Right now, people across the internet are making money from influencing, and brands are making even more money through them.
But with such a new form of marketing on the upswing, there are ever-newer concerns about regulation and professional ethics. Social media has broken down many of the barriers to a high profile that went before.
Influencers create relationships with an audience – quite often with a high proportion of under-18s among them – and brands can get privileged access to every single one of them.
For that reason, regulators made a move to clear up many of the transparency issues around influencing. But it’s still yet to be seen if it’s worked well enough, or been applied fairly across the sector.

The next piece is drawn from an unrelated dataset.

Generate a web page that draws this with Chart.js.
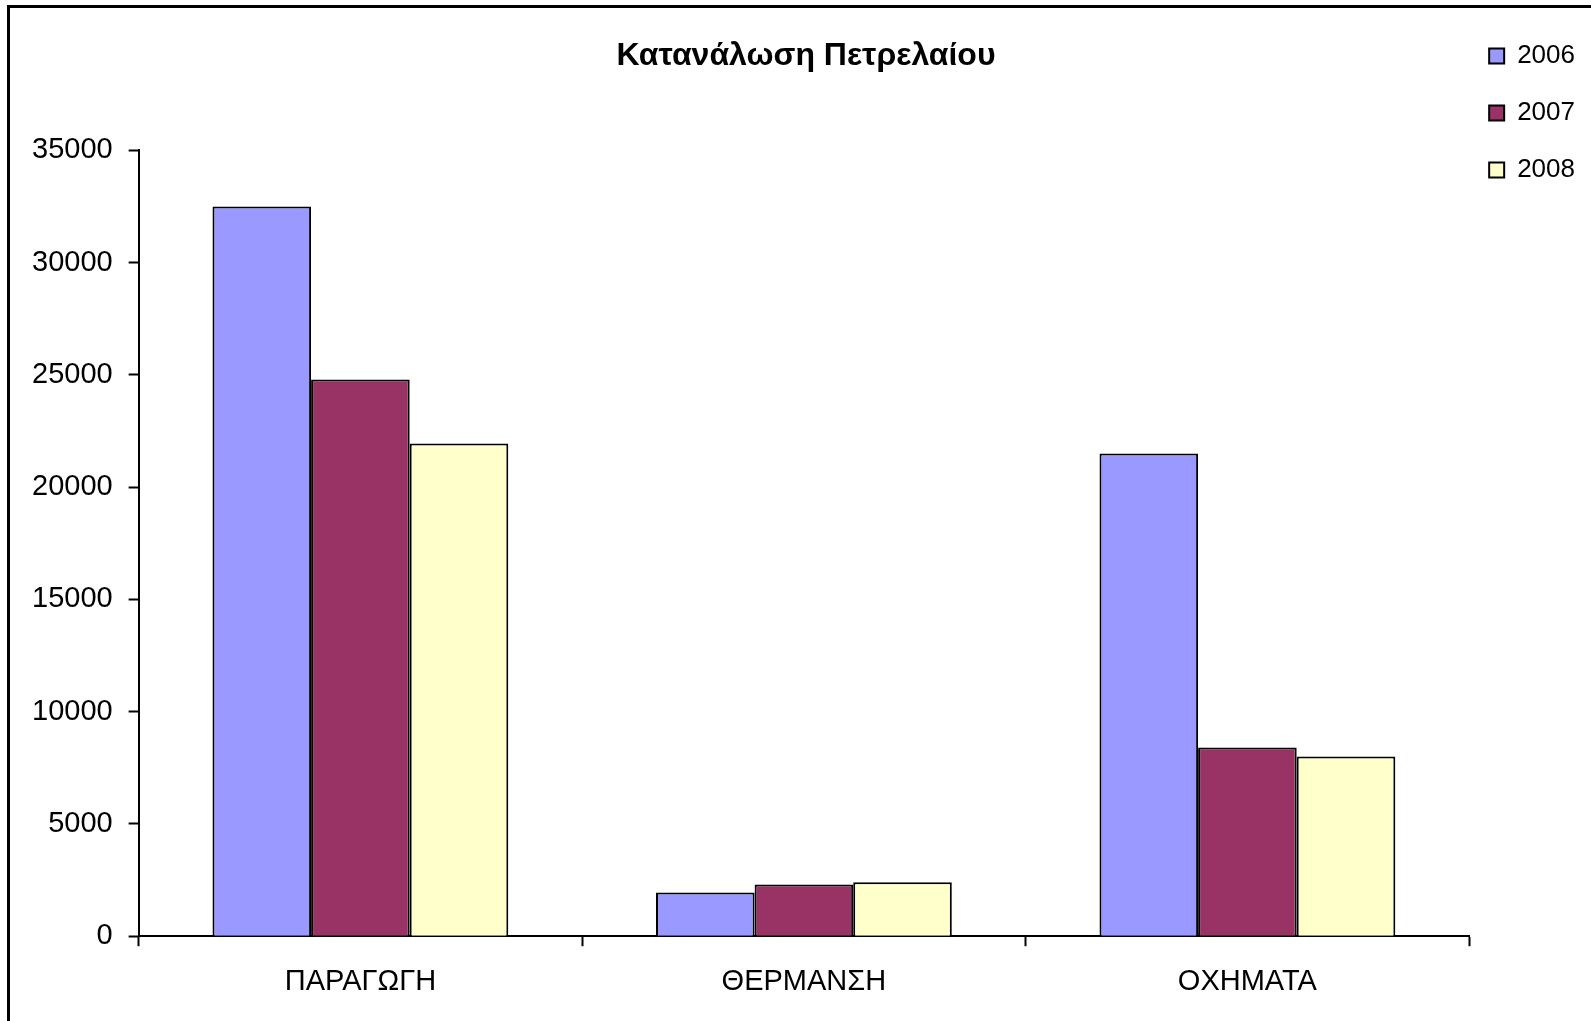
<!DOCTYPE html>
<html lang="el">
<head>
    <meta charset="utf-8">
    <title>Κατανάλωση Πετρελαίου</title>
    <style>
        * {
            margin: 0;
            padding: 0;
            box-sizing: border-box;
        }
        body {
            width: 1591px;
            height: 1021px;
            background: #ffffff;
            overflow: hidden;
            position: relative;
        }
        /* cropped frame of the original sheet: only top and left edges show */
        .frame {
            position: absolute;
            left: 7px;
            top: 5px;
            width: 1584px;
            height: 1016px;
            border-top: 3px solid #000;
            border-left: 3px solid #000;
            pointer-events: none;
        }
        #chart {
            position: absolute;
            left: 0;
            top: 0;
        }
    </style>
</head>
<body>
    <canvas id="chart" width="1591" height="1021"></canvas>
    <div class="frame"></div>

    <script src="https://cdn.jsdelivr.net/npm/chart.js@4.4.1/dist/chart.umd.min.js"></script>
    <script>
        // Data
        const categories = ["ΠΑΡΑΓΩΓΗ", "ΘΕΡΜΑΝΣΗ", "ΟΧΗΜΑΤΑ"];
        const years = ["2006", "2007", "2008"];
        const values2006 = [32500, 1950, 21500];
        const values2007 = [24800, 2300, 8400];
        const values2008 = [21950, 2400, 8000];
        const yTicks = [0, 5000, 10000, 15000, 20000, 25000, 30000, 35000];

        const seriesValues = [values2006, values2007, values2008];
        const barColors = ["#9999ff", "#993366", "#ffffcc"];

        const fontFamily = "'Liberation Sans', Arial, sans-serif";

        // the legend sits a little into the plot's right margin, like the original
        const legendNudge = {
            id: "legendNudge",
            afterLayout(chart) {
                chart.legend.left -= 11;
                chart.legend.right -= 11;
            }
        };

        const ctx = document.getElementById("chart");
        new Chart(ctx, {
            type: "bar",
            plugins: [legendNudge],
            data: {
                labels: categories,
                datasets: years.map((y, i) => ({
                    label: y,
                    data: seriesValues[i],
                    backgroundColor: barColors[i],
                    borderColor: "#000000",
                    borderWidth: 2,
                    borderSkipped: "bottom",
                    categoryPercentage: 0.667,
                    barPercentage: 1.0,
                })),
            },
            options: {
                responsive: false,
                animation: false,
                layout: {
                    padding: { top: 12, left: 16, right: -5, bottom: 4 }
                },
                plugins: {
                    tooltip: { enabled: false },
                    title: {
                        display: true,
                        text: "Κατανάλωση Πετρελαίου",
                        color: "#000000",
                        font: { family: fontFamily, size: 32, weight: "bold" },
                        padding: { top: 25, bottom: 75 },
                    },
                    legend: {
                        position: "right",
                        align: "start",
                        labels: {
                            color: "#000000",
                            font: { family: fontFamily, size: 26 },
                            boxWidth: 15,
                            boxHeight: 15,
                            padding: 31,
                        },
                    },
                },
                scales: {
                    x: {
                        grid: {
                            offset: true,
                            drawOnChartArea: false,
                            drawTicks: true,
                            tickLength: 10,
                            tickWidth: 2,
                            tickColor: "#000000",
                        },
                        border: { display: true, color: "#000000", width: 2 },
                        ticks: {
                            color: "#000000",
                            padding: 18,
                            font: { family: fontFamily, size: 29 },
                            maxRotation: 0,
                        },
                    },
                    y: {
                        min: 0,
                        max: yTicks[yTicks.length - 1],
                        afterBuildTicks: (scale) => {
                            scale.ticks = yTicks.map(v => ({ value: v }));
                        },
                        grid: {
                            drawOnChartArea: false,
                            drawTicks: true,
                            tickLength: 10,
                            tickWidth: 2,
                            tickColor: "#000000",
                        },
                        border: { display: true, color: "#000000", width: 2 },
                        ticks: {
                            color: "#000000",
                            padding: 16,
                            font: { family: fontFamily, size: 29 },
                            callback: (v) => String(v),
                        },
                    },
                },
            },
        });
    </script>
</body>
</html>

We spoke to Daniel Nolan, Managing Director of Manchester-based creative digital agency theEword, to explore what these new rules mean for both social media users and brands.
Recent rule changes
Nolan says the rules introduced are “nothing majorly new – more a solidifying of previous guidance, in the wake of several high-profile breaches punished by the ASA.
“The CMA requires influencers to be clear about when they have been paid to create branded content, or received ‘any form of reward’. [This] could include freebies – both products and services – and products loaned for review purposes.”
For quite a while now, the inclusion of disclaimers such as #ad and #spon has been common – but “official requirement for their inclusion is much more explicit. Failure to properly notify consumers of sponsored content may lead to further action.”
The guidelines, says Daniel, “are quite clear. If a brand has control of content being posted by influencers, the brand is subject to the advertising code of practice – just as it would be for any owned media.
“That said, influencers are essentially a sort of independent publisher, so it is only right that they too bear responsibility for ensuring they post in-line with regulations.”